• The request: Skip all pictures. Write out the data below from its first line through the line that contains "at (390.5, 398.5)".

--- start Material provided ---

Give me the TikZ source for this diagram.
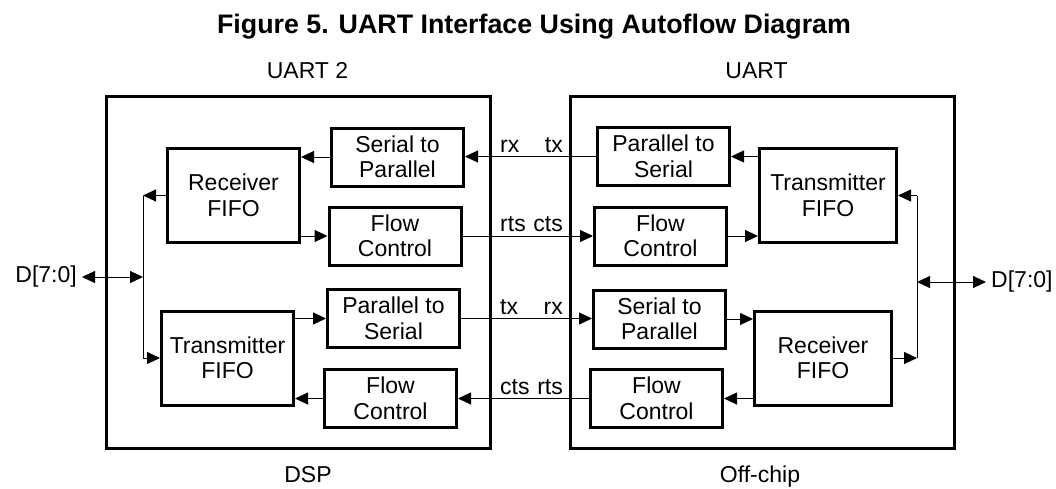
\documentclass[tikz,border=0pt]{standalone}
\usepackage{fontspec}
\setmainfont{Liberation Sans}
\usetikzlibrary{arrows.meta}

\begin{document}
\begin{tikzpicture}[x=1pt, y=-1pt,
	blk/.style={draw, line width=3pt, minimum width=132pt, minimum height=58pt, align=center, inner sep=0pt, font=\fontsize{23}{25.5}\selectfont},
	fifo/.style={blk, minimum height=94pt},
	chip/.style={draw, line width=3pt, minimum width=384pt, minimum height=352pt, inner sep=0pt},
	sig/.style={inner sep=0pt, font=\fontsize{23}{25.5}\selectfont},
	wire/.style={line width=1pt, -{Triangle[length=13pt,width=12pt]}},
	dwire/.style={line width=1pt, {Triangle[length=13pt,width=12pt]}-{Triangle[length=13pt,width=12pt]}},
	bus/.style={line width=1pt}]
	\useasboundingbox (0, 0) rectangle (1056, 488);

	\node[font=\bfseries\fontsize{26.8}{30}\selectfont, anchor=base] (title) at (534, 33) {Figure 5. UART Interface Using Autoflow Diagram};
	\node[sig, anchor=base] (uart2) at (307.5, 78) {UART 2};
	\node[sig, anchor=base] (uart) at (756.5, 78) {UART};
	\node[sig, anchor=base] (dspname) at (308, 482) {DSP};
	\node[sig, anchor=base] (offname) at (760, 482) {Off-chip};

	\node[chip] (dsp) at (298.5, 272.5) {};
	\node[chip] (off) at (762.5, 272.5) {};

	% DSP side
	\node[fifo] (rxL) at (233.5, 195.5) {Receiver\\FIFO};
	\node[fifo] (txL) at (227.5, 358) {Transmitter\\FIFO};
	\node[blk] (spL) at (397.5, 157) {Serial to\\Parallel};
	\node[blk] (fcaL) at (395, 236) {Flow\\Control};
	\node[blk] (psL) at (393.5, 318.5) {Parallel to\\Serial};
	\node[blk] (fcbL) at (390.5, 398.5) {Flow\\Control};

	% off-chip side
	\node[blk] (psR) at (663.5, 156.5) {Parallel to\\Serial};
	\node[blk] (fcaR) at (660.5, 236) {Flow\\Control};
	\node[blk] (spR) at (659.5, 319) {Serial to\\Parallel};
	\node[blk] (fcbR) at (656.5, 398.5) {Flow\\Control};
	\node[fifo, minimum width=137pt] (txR) at (828, 195.5) {Transmitter\\FIFO};
	\node[fifo, minimum width=137pt] (rxR) at (823, 358) {Receiver\\FIFO};

	\coordinate (busL) at (143, 277);
	\coordinate (busR) at (917, 282);
	\node[sig, anchor=east, inner xsep=5pt] (dL) at (82, 277) {D[7:0]};
	\node[sig, anchor=west, inner xsep=5pt] (dR) at (986, 282) {D[7:0]};

	\draw[bus] (rxL.west -| busL) -- (txL.west -| busL);
	\draw[bus] (txR.east -| busR) -- (rxR.east -| busR);
	\draw[dwire] (dL.east) -- (busL);
	\draw[dwire] (busR) -- (dR.west);
	\draw[wire] (rxL.west) -- (rxL.west -| busL);
	\draw[wire] (txL.west -| busL) -- (txL.west);
	\draw[wire] (txR.east -| busR) -- (txR.east);
	\draw[wire] (rxR.east) -- (rxR.east -| busR);

	\draw[wire] (spL.west) -- (spL.west -| rxL.east);
	\draw[wire] (rxL.east |- fcaL.west) -- (fcaL.west);
	\draw[wire] (txL.east |- psL.west) -- (psL.west);
	\draw[wire] (fcbL.west) -- (fcbL.west -| txL.east);

	\draw[wire] (txR.west |- psR.east) -- (psR.east);
	\draw[wire] (fcaR.east) -- (fcaR.east -| txR.west);
	\draw[wire] (spR.east) -- (spR.east -| rxR.west);
	\draw[wire] (rxR.west |- fcbR.east) -- (fcbR.east);

	% between the chips
	\draw[wire] (psR.west) -- (psR.west -| spL.east);
	\draw[wire] (fcaL.east) -- (fcaL.east -| fcaR.west);
	\draw[wire] (psL.east) -- (psL.east -| spR.west);
	\draw[wire] (fcbR.west) -- (fcbR.west -| fcbL.east);

	\node[sig, anchor=base west] (rx1) at (500, 152) {rx};
	\node[sig, anchor=base east] (tx1) at (563, 152) {tx};
	\node[sig, anchor=base west] (rts1) at (500, 231.5) {rts};
	\node[sig, anchor=base east] (cts1) at (563, 231.5) {cts};
	\node[sig, anchor=base west] (tx2) at (500, 314.5) {tx};
	\node[sig, anchor=base east] (rx2) at (563, 314.5) {rx};
	\node[sig, anchor=base west] (cts2) at (500, 394) {cts};
	\node[sig, anchor=base east] (rts2) at (563, 394) {rts};

\end{tikzpicture}
\end{document}
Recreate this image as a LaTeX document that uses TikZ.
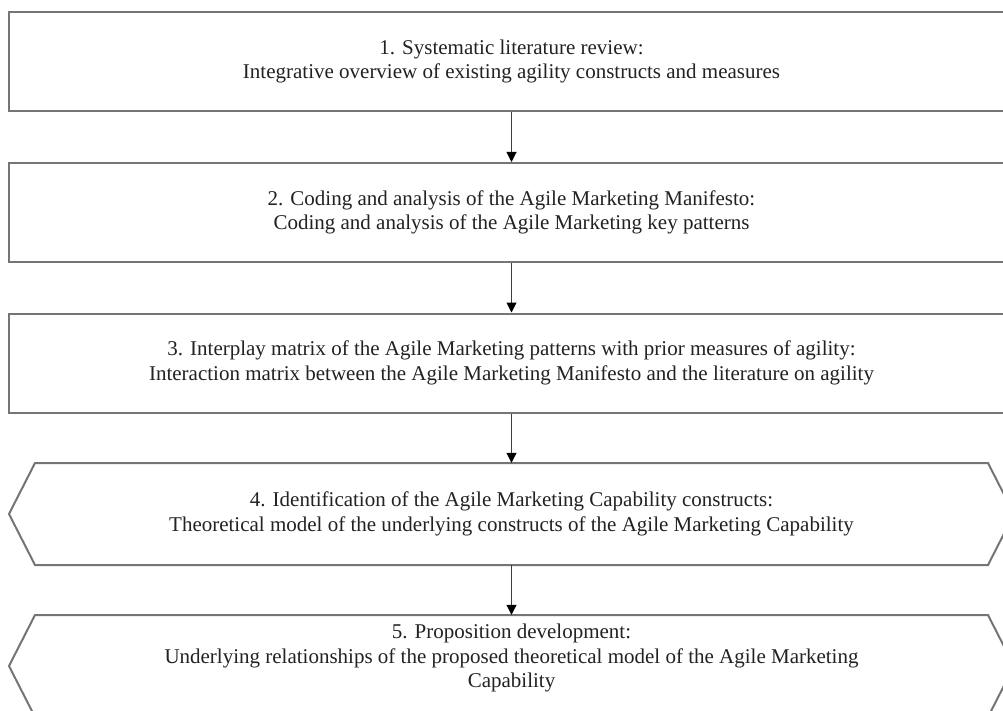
\documentclass[tikz,border=0pt]{standalone}
\usepackage{fontspec}
\setmainfont{Liberation Serif}
\usetikzlibrary{arrows.meta}
\definecolor{boxline}{HTML}{757575}
\definecolor{txt}{HTML}{222222}
\tikzset{
  stagebox/.style={draw=boxline, line width=2pt, minimum width=1005pt, minimum height=99pt, inner sep=0pt, align=center, text=txt, font=\fontsize{21}{24.5}\selectfont},
  hextext/.style={minimum width=1005pt, minimum height=102pt, inner sep=0pt, align=center, text=txt, font=\fontsize{21}{24.5}\selectfont},
  hexline/.style={draw=boxline, line width=2pt},
  flow/.style={draw=black!75, line width=1pt, -{Triangle[width=10pt,length=10pt,fill=black,color=black]}}
}
\begin{document}
\begin{tikzpicture}[x=1pt,y=-1pt]
\useasboundingbox (0,0) rectangle (1003,711);
\clip (0,0) rectangle (1003,711);
\fill[white] (0,0) rectangle (1003,711);
\node[stagebox] (b1) at (511.5,61.5) {1. Systematic literature review:\\Integrative overview of existing agility constructs and measures};
\node[stagebox] (b2) at (511.5,212.5) {2. Coding and analysis of the Agile Marketing Manifesto:\\Coding and analysis of the Agile Marketing key patterns};
\node[stagebox] (b3) at (511.5,363) {3. Interplay matrix of the Agile Marketing patterns with prior measures of agility:\\Interaction matrix between the Agile Marketing Manifesto and the literature on agility};
\node[hextext] (h4) at (511.5,514) {4. Identification of the Agile Marketing Capability constructs:\\Theoretical model of the underlying constructs of the Agile Marketing Capability};
\node[hextext] (h5) at (511.5,666) {};
\node[text=txt, align=center, font=\fontsize{21}{24.5}\selectfont, inner sep=0pt] (h5t) at (511.5,658) {5. Proposition development:\\Underlying relationships of the proposed theoretical model of the Agile Marketing\\Capability};
\draw[hexline] (9,514) -- (35,463) -- (988,463) -- (1014,514) -- (988,565) -- (35,565) -- cycle;
\draw[hexline] (9,666) -- (35,615) -- (988,615) -- (1014,666) -- (988,717) -- (35,717) -- cycle;
\draw[flow] (b1.south) -- (b2.north);
\draw[flow] (b2.south) -- (b3.north);
\draw[flow] (b3.south) -- (h4.north);
\draw[flow] (h4.south) -- (h5.north);
\end{tikzpicture}
\end{document}
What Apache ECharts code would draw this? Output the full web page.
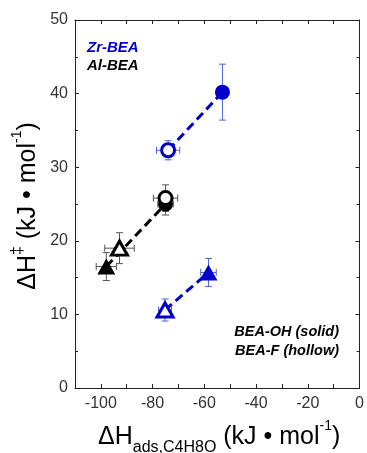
<!DOCTYPE html>
<html><head><meta charset="utf-8">
<script src="https://cdn.jsdelivr.net/npm/echarts@6/dist/echarts.min.js"></script>
<style>html,body{margin:0;padding:0;background:#fff}#c{width:367px;height:453px}</style>
</head><body><div id="c"></div>
<script>
// index 0 = circle, index 1 = triangle
const zrF_x = [-74.0, -75.2], zrF_y = [32.3, 10.6], zrF_xErr = [4.5, 2.5], zrF_yErr = [1.3, 1.5];
const zrOH_x = [-53.0, -58.4], zrOH_y = [40.2, 15.7], zrOH_xErr = [1.5, 3.0], zrOH_yErr = [3.8, 1.9];
const alF_x = [-75.0, -92.8], alF_y = [25.8, 19.0], alF_xErr = [4.7, 5.7], alF_yErr = [1.8, 2.1];
const alOH_x = [-75.0, -97.9], alOH_y = [25.0, 16.5], alOH_xErr = [3.0, 3.9], alOH_yErr = [1.5, 1.9];
const xMin = -110, xMax = 0, xStep = 10;
const yMin = 0, yMax = 50, yStep = 10;
const labelsText = ['Zr-BEA', 'Al-BEA', 'BEA-OH (solid)', 'BEA-F (hollow)'];

const BLUE = '#0000cc', BLUE_ERR = '#4d63e0', BLACK = '#000', BLACK_ERR = '#555';
const FONT = '"Liberation Sans", Arial, sans-serif';

function errSeries(xs, ys, xe, ye, color) {
  return {
    type: 'custom', silent: true, z: 2,
    encode: {x: 0, y: 1},
    data: xs.map((x, i) => [x, ys[i], xe[i], ye[i]]),
    renderItem: (p, api) => {
      const x = api.value(0), y = api.value(1), dx = api.value(2), dy = api.value(3);
      const c = api.coord([x, y]), l = api.coord([x - dx, y]), r = api.coord([x + dx, y]);
      const t = api.coord([x, y + dy]), b = api.coord([x, y - dy]);
      const cap = 3.5, st = {stroke: color, lineWidth: 1};
      return {type: 'group', children: [
        {type: 'line', shape: {x1: l[0], y1: c[1], x2: r[0], y2: c[1]}, style: st},
        {type: 'line', shape: {x1: c[0], y1: t[1], x2: c[0], y2: b[1]}, style: st},
        {type: 'line', shape: {x1: l[0], y1: c[1] - cap, x2: l[0], y2: c[1] + cap}, style: st},
        {type: 'line', shape: {x1: r[0], y1: c[1] - cap, x2: r[0], y2: c[1] + cap}, style: st},
        {type: 'line', shape: {x1: c[0] - cap, y1: t[1], x2: c[0] + cap, y2: t[1]}, style: st},
        {type: 'line', shape: {x1: c[0] - cap, y1: b[1], x2: c[0] + cap, y2: b[1]}, style: st}
      ]};
    }
  };
}
function markSeries(xs, ys, color, hollow) {
  return {
    type: 'scatter', z: 5, silent: true,
    data: xs.map((x, i) => ({
      value: [x, ys[i]],
      symbol: i === 0 ? 'circle' : 'triangle',
      symbolSize: i === 0 ? (hollow ? 13 : 15) : (hollow ? [16, 14] : [18, 16])
    })),
    itemStyle: hollow ? {color: '#fff', borderColor: color, borderWidth: 3, opacity: 1}
                      : {color: color, opacity: 1}
  };
}
function lineSeries(pts, color) {
  return {
    type: 'line', z: 3, silent: true, showSymbol: false, symbol: 'none',
    data: pts, lineStyle: {color: color, width: 3, type: [9, 5], opacity: 1}
  };
}

const axisCommon = {
  axisLine: {show: true, onZero: false, lineStyle: {color: '#222', width: 1}},
  axisTick: {show: true, inside: true, length: 4, lineStyle: {color: '#222'}},
  splitLine: {show: false}
};

const chart = echarts.init(document.getElementById('c'), null, {renderer: 'canvas'});
chart.setOption({
  animation: false,
  grid: {left: 75, right: 4, top: 20, bottom: 65, containLabel: false},
  xAxis: [
    Object.assign({type: 'value', min: xMin, max: xMax, interval: xStep, position: 'bottom',
      axisLabel: {fontSize: 16, color: '#333', margin: 8, fontFamily: FONT,
        formatter: v => (v % 20 === 0 ? String(v) : '')}}, axisCommon),
    Object.assign({type: 'value', min: xMin, max: xMax, interval: xStep, position: 'top',
      axisLabel: {show: false}}, axisCommon)
  ],
  yAxis: [
    Object.assign({type: 'value', min: yMin, max: yMax, interval: yStep, position: 'left',
      minorTick: {show: true, splitNumber: 2, length: 3, lineStyle: {color: '#222'}},
      axisLabel: {fontSize: 16, color: '#333', margin: 7, fontFamily: FONT}}, axisCommon),
    Object.assign({type: 'value', min: yMin, max: yMax, interval: yStep, position: 'right',
      minorTick: {show: true, splitNumber: 2, length: 3, lineStyle: {color: '#222'}},
      axisLabel: {show: false}}, axisCommon)
  ],
  series: [
    lineSeries([[zrF_x[0], zrF_y[0]], [zrOH_x[0], zrOH_y[0]]], BLUE),
    lineSeries([[zrF_x[1], zrF_y[1]], [zrOH_x[1], zrOH_y[1]]], BLUE),
    lineSeries([[alOH_x[1], alOH_y[1]], [alOH_x[0], alOH_y[0]]], BLACK),
    errSeries(zrF_x, zrF_y, zrF_xErr, zrF_yErr, BLUE_ERR),
    errSeries(zrOH_x, zrOH_y, zrOH_xErr, zrOH_yErr, BLUE_ERR),
    errSeries(alF_x, alF_y, alF_xErr, alF_yErr, BLACK_ERR),
    errSeries(alOH_x, alOH_y, alOH_xErr, alOH_yErr, BLACK_ERR),
    markSeries(alOH_x, alOH_y, BLACK, false),
    markSeries(alF_x, alF_y, BLACK, true),
    markSeries(zrOH_x, zrOH_y, BLUE, false),
    markSeries(zrF_x, zrF_y, BLUE, true)
  ],
  graphic: [
    {type: 'text', x: 87, y: 48, style: {text: labelsText[0], fill: BLUE, verticalAlign: 'middle',
      font: 'italic bold 15px ' + FONT}},
    {type: 'text', x: 87, y: 66, style: {text: labelsText[1], fill: '#000', verticalAlign: 'middle',
      font: 'italic bold 15px ' + FONT}},
    {type: 'text', x: 339, y: 332, style: {text: labelsText[2], fill: '#000', align: 'right', verticalAlign: 'middle',
      font: 'italic bold 14.5px ' + FONT}},
    {type: 'text', x: 339, y: 351, style: {text: labelsText[3], fill: '#000', align: 'right', verticalAlign: 'middle',
      font: 'italic bold 14.5px ' + FONT}},
    {type: 'text', x: 98, y: 437.5, style: {
      text: '{m|ΔH}{s|ads,C4H8O}{m| (kJ • mol}{p|-1}{m|)}',
      verticalAlign: 'middle', fill: '#000',
      rich: {
        m: {fontSize: 25, fontFamily: FONT, lineHeight: 36, verticalAlign: 'middle'},
        s: {fontSize: 16, fontFamily: FONT, lineHeight: 14, verticalAlign: 'bottom'},
        p: {fontSize: 14, fontFamily: FONT, lineHeight: 29, verticalAlign: 'top'}
      }
    }},
    {type: 'text', x: 28, y: 206, rotation: Math.PI / 2, style: {
      text: '{m|ΔH}{q|‡}{m| (kJ • mol}{p|-1}{m|)}',
      align: 'center', verticalAlign: 'middle', fill: '#000',
      rich: {
        m: {fontSize: 25, fontFamily: FONT, lineHeight: 36, verticalAlign: 'middle'},
        q: {fontSize: 16, fontFamily: FONT, lineHeight: 32, verticalAlign: 'top'},
        p: {fontSize: 14, fontFamily: FONT, lineHeight: 29, verticalAlign: 'top'}
      }
    }}
  ]
});
</script>
</body></html>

--- end Material provided ---

• Written response:
Give me the TikZ source for this diagram.
\documentclass[tikz,border=0pt]{standalone}
\usepackage{fontspec}
\setmainfont{Liberation Sans}
\usetikzlibrary{arrows.meta}

\begin{document}
\begin{tikzpicture}[x=1pt, y=-1pt,
	blk/.style={draw, line width=3pt, minimum width=132pt, minimum height=58pt, align=center, inner sep=0pt, font=\fontsize{23}{25.5}\selectfont},
	fifo/.style={blk, minimum height=94pt},
	chip/.style={draw, line width=3pt, minimum width=384pt, minimum height=352pt, inner sep=0pt},
	sig/.style={inner sep=0pt, font=\fontsize{23}{25.5}\selectfont},
	wire/.style={line width=1pt, -{Triangle[length=13pt,width=12pt]}},
	dwire/.style={line width=1pt, {Triangle[length=13pt,width=12pt]}-{Triangle[length=13pt,width=12pt]}},
	bus/.style={line width=1pt}]
	\useasboundingbox (0, 0) rectangle (1056, 488);

	\node[font=\bfseries\fontsize{26.8}{30}\selectfont, anchor=base] (title) at (534, 33) {Figure 5. UART Interface Using Autoflow Diagram};
	\node[sig, anchor=base] (uart2) at (307.5, 78) {UART 2};
	\node[sig, anchor=base] (uart) at (756.5, 78) {UART};
	\node[sig, anchor=base] (dspname) at (308, 482) {DSP};
	\node[sig, anchor=base] (offname) at (760, 482) {Off-chip};

	\node[chip] (dsp) at (298.5, 272.5) {};
	\node[chip] (off) at (762.5, 272.5) {};

	% DSP side
	\node[fifo] (rxL) at (233.5, 195.5) {Receiver\\FIFO};
	\node[fifo] (txL) at (227.5, 358) {Transmitter\\FIFO};
	\node[blk] (spL) at (397.5, 157) {Serial to\\Parallel};
	\node[blk] (fcaL) at (395, 236) {Flow\\Control};
	\node[blk] (psL) at (393.5, 318.5) {Parallel to\\Serial};
	\node[blk] (fcbL) at (390.5, 398.5) {Flow\\Control};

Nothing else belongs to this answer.